MYRTLE BEACH, S.C. (WMBF) - On February 2nd, while the Northeast is transfixed on the groundhog, here in the Carolinas, all eyes are on the caterpillar known as the Woolly Worm.
According to the National Weather Service in La Crosse, Wisconsin, the alleged forecast from the caterpillar comes from its coloring. The common folklore points to the wider brown band telling of a milder winter.
Since there are 13 segments of the caterpillar, the myths add that each segment signifies a week of the 13 weeks of winter. If the head is black, the start of the winter will allegedly be cold or snowy. Meanwhile if the caterpillar's tail is black, the myths say the end of winter will be rough with snow and cold.
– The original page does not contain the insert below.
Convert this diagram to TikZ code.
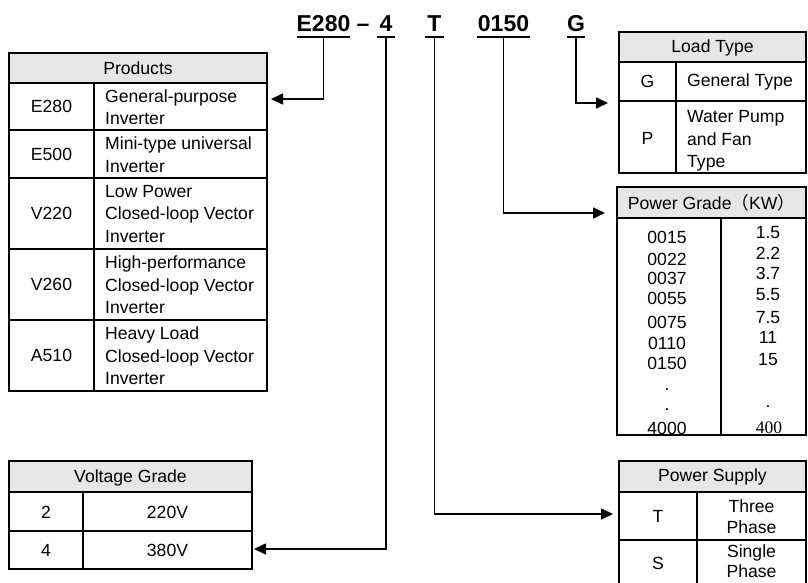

In fact there's an annual Woolly Worm Festival in Banner Elk, North Carolina.
The caterpillar's color depends on a variety of factors, rather than a forecast. The color varies based on the caterpillar's feeding, its age and its species.
If the woolly worm eats more during the growing season, it will grow bigger and make the reddish bands smaller. In reality, this makes the woolly worm a better indicator of the past season, rather than the winter ahead.
Woolly worms also become more red/brown as they age and molt. The caterpillars will shed more than six times before they transition to adulthood. The skin actually helps them become frozen safely through the winter, and survive temperatures as low as -90°F.